Seldom has a book left me with such conflicting opinions of its quality as has David Grossman’s To the End of the Land. The basic premise of the book is a relatively simple one: an Israeli woman whose son volunteers to take part in a major military operation decides to disappear until it is all over. Ora, the young soldier’s mother, has convinced herself that if she cannot be found for a notification of his death, he will remain safe. So, rather than going on the extended hike she had planned to take with her son, Ora makes the same walk with the boy’s father.
At almost 600 pages, To the End of the Land is long enough for the reader to change his opinion of the book more than once, and that is exactly what happened to me. First, I was almost undone by the set-up to the book’s main plot, some 120 pages or so during which not much seemed to be happening and I was finding it difficult to like, or even identify with, any of the book’s characters.
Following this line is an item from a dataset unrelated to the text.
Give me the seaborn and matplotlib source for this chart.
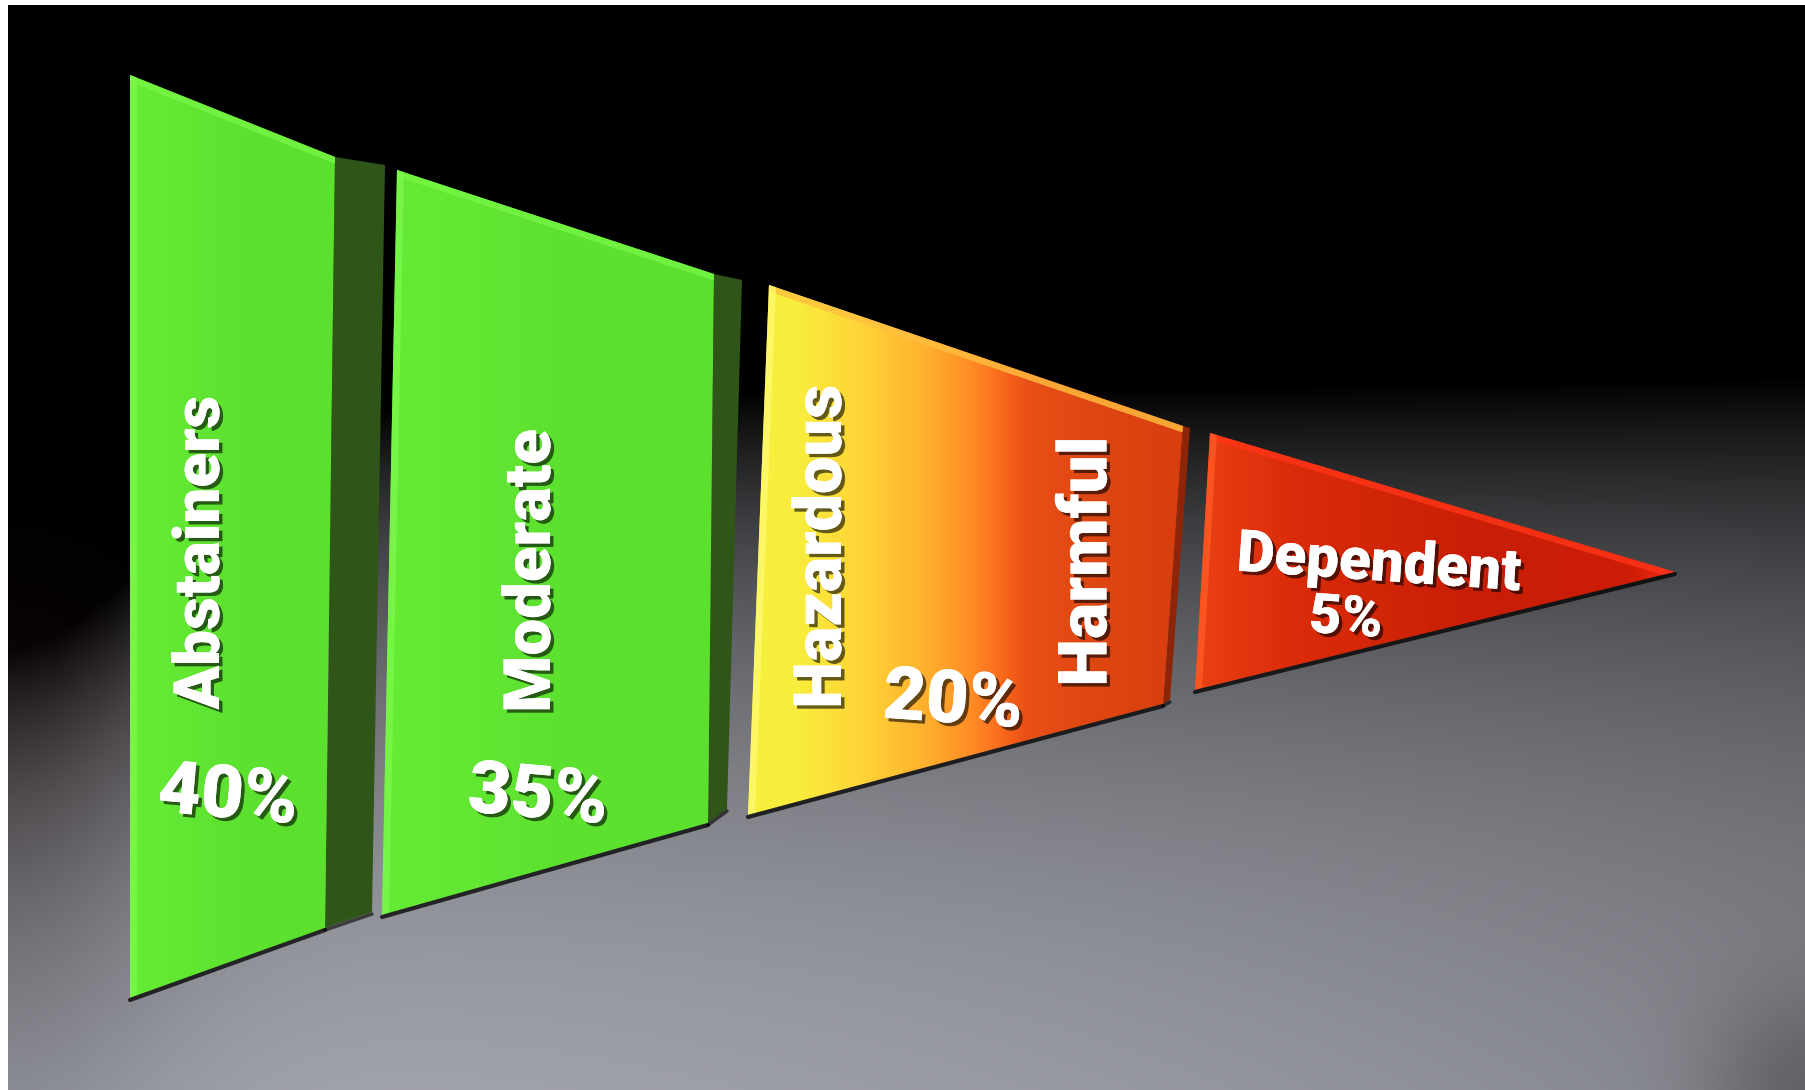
import numpy as np
import matplotlib
matplotlib.use("Agg")
import matplotlib.pyplot as plt
import seaborn as sns
from matplotlib.patches import Polygon
from matplotlib.lines import Line2D
from matplotlib import patheffects as pe
from matplotlib.colors import to_rgb

# ---- data: drinking patterns and their share of the population ----
groups = ["Abstainers", "Moderate", "Hazardous / Harmful", "Dependent"]
shares = [40, 35, 20, 5]
group_words = [["Abstainers"], ["Moderate"], ["Hazardous", "Harmful"], ["Dependent"]]

# ---- layout (canvas pixels, y grows downwards) ----
W, H = 1805, 1090
# front face of each block: top-left, top-right, bottom-right, bottom-left
block_faces = [
    [(130, 75), (335, 157), (325, 928), (130, 998)],
    [(397, 170), (714, 274), (708, 823), (382, 915)],
    [(769, 285), (1183, 426), (1163, 704), (748, 815)],
    [(1210, 433), (1675, 572), (1675, 572), (1195, 690)],
]
# visible right-hand side face of each block: top-right, bottom-right (None = no side)
block_sides = [
    [(385, 165), (372, 912)],
    [(742, 280), (727, 809)],
    [(1190, 428), (1170, 700)],
    None,
]
side_colors = ["#2f5518", "#2f5518", "#8e2408", None]

# face colour ramps (left -> right) with stop positions
face_ramps = [
    (["#66ec35", "#5ee230", "#5be02d"], [0.0, 0.5, 1.0]),
    (["#66ec35", "#5ee230", "#5be02d"], [0.0, 0.5, 1.0]),
    (["#f6f23e", "#f9ec3c", "#ffd236", "#ffb22e", "#ff8e26", "#fa6c1c",
      "#ea5016", "#de4612", "#d83e0e"],
     [0.0, 0.12, 0.27, 0.4, 0.51, 0.58, 0.64, 0.8, 1.0]),
    (["#ec4014", "#da2c0a", "#c81e06", "#cc1c06", "#f02a10"],
     [0.0, 0.2, 0.6, 0.9, 1.0]),
]
top_glow = ["#76f644", "#76f644", "#ffc040", "#ff3418"]
left_glow = ["#7cf84c", "#7cf84c", "#fff870", "#ff5a24"]

# label anchors: (x, y, rotation)
word_pos = [
    [(201, 553, 90)],
    [(532, 571, 90)],
    [(823, 547, 90), (1088, 562, 90)],
    [(1379, 565, -4)],
]
share_pos = [(228, 797, -5), (538, 797, -5), (953, 702, -4), (1346, 619, -4)]
word_size = [[46], [47], [48, 49], [42]]
share_size = [53, 53, 53, 40]

sns.set_theme(style="white")
plt.rcParams["font.family"] = ["Roboto", "DejaVu Sans"]

fig = plt.figure(figsize=(W / 100, H / 100), dpi=100, facecolor="white")
ax = fig.add_axes([8 / W, 0, 1 - 8 / W, 1 - 5 / H])
ax.set_axis_off()

# ---- backdrop: black studio fading into a grey floor ----
yy, xx = np.mgrid[0:H, 0:W].astype(float)
y0 = 395 + 255 * np.exp(-(xx / 220) ** 2) - 20 * (xx / W) ** 2
vmax = 0.72 - 0.14 * (xx / W) ** 2
d = np.clip(yy - y0, 0, None)
v = vmax * (1 - np.exp(-d / 300))
v *= 1 - 0.25 * np.exp(-(((xx - W) ** 2 + (yy - H) ** 2) / 100 ** 2))
warm = 0.05 * np.exp(-(xx / 160) ** 2) * np.exp(-((yy - 720) / 160) ** 2)
bg = np.stack([v * 0.98 + warm, v * 0.99 + warm * 0.4, v * 1.04 + warm * 0.4], axis=-1)
bg = np.clip(bg, 0, 1)
ax.imshow(bg, extent=(0, W, H, 0), aspect="auto", zorder=0, interpolation="bilinear")


def ramp_image(colors, stops, n=600):
    rgb = np.array([to_rgb(c) for c in colors])
    t = np.linspace(0, 1, n)
    return np.stack([np.interp(t, stops, rgb[:, k]) for k in range(3)], axis=-1)[None, :, :]


def draw_block(i):
    face = block_faces[i]
    side = block_sides[i]
    # side face first so the front overlaps its seam
    if side is not None:
        tr, br = face[1], face[2]
        ax.add_patch(Polygon([tr, side[0], side[1], br], closed=True,
                             facecolor=side_colors[i], edgecolor="none", zorder=2))
        ax.plot([br[0], side[1][0]], [br[1] + 2, side[1][1] + 2],
                color="black", lw=2.5, alpha=0.6, zorder=2, solid_capstyle="round")
    xs = [p[0] for p in face]
    ys = [p[1] for p in face]
    colors, stops = face_ramps[i]
    img = ramp_image(colors, stops)
    im = ax.imshow(img, extent=(min(xs), max(xs), max(ys), min(ys)), aspect="auto",
                   zorder=3, interpolation="bilinear")
    clip = Polygon(face, closed=True, facecolor="none", edgecolor="none", zorder=3)
    ax.add_patch(clip)
    im.set_clip_path(clip)
    # bevel glow on top and left edges
    tl, tr, br, bl = face
    for (p, q), col, lw in [((tl, tr), top_glow[i], 9), ((bl, tl), left_glow[i], 10)]:
        ln = Line2D([p[0], q[0]], [p[1], q[1]], color=col, lw=lw, alpha=0.8, zorder=4)
        ax.add_line(ln)
        ln.set_clip_path(clip)
    # dark rim along the lower edge
    ax.plot([bl[0], br[0]], [bl[1] + 2, br[1] + 2], color="black", lw=3, alpha=0.75,
            zorder=4, solid_capstyle="round")


for i in range(len(groups)):
    draw_block(i)

shadow = [pe.withSimplePatchShadow(offset=(2.5, -2.5), shadow_rgbFace="black", alpha=0.6),
          pe.Normal()]

for i in range(len(groups)):
    for word, (x, y, rot), fs in zip(group_words[i], word_pos[i], word_size[i]):
        ax.text(x, y, word, rotation=rot, ha="center", va="center", color="white",
                fontsize=fs, fontweight="black", zorder=6,
                rotation_mode="anchor", path_effects=shadow)
    x, y, rot = share_pos[i]
    ax.text(x, y, f"{shares[i]}%", rotation=rot, ha="center", va="center", color="white",
            fontsize=share_size[i], fontweight="black", zorder=6,
            rotation_mode="anchor", path_effects=shadow)

ax.set_xlim(8, W)
ax.set_ylim(H, 5)

fig.savefig("out.png", dpi=100, facecolor="white")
Second, came the heart of the book, during which Ora and Avram (the estranged father of her soldier son) walked for miles in isolated sections of northern Israel while Ora told Avram about the things he missed by never knowing his son. These approximately 450 pages, as the two main characters chat about their past and the son they have in common, make for compelling reading. Third, comes the book’s ending, one I found to be particularly unsatisfying considering the number of pages it took me to get there.
This is not a perfect novel (as if there is such a thing) but I will remember it for a long time – not so much for its plotline, but because it gave me a feel for what it is like to live in a country where the threat of sudden death is always around. It is the burden of Israel’s young people to protect their country from those so determined to destroy it, but the parents who must live with the terror of seeing their children march to war so regularly pay a high price of their own. I come away from To the End of the Land with an increased respect for Israel and her people and a belief that this is an important novel.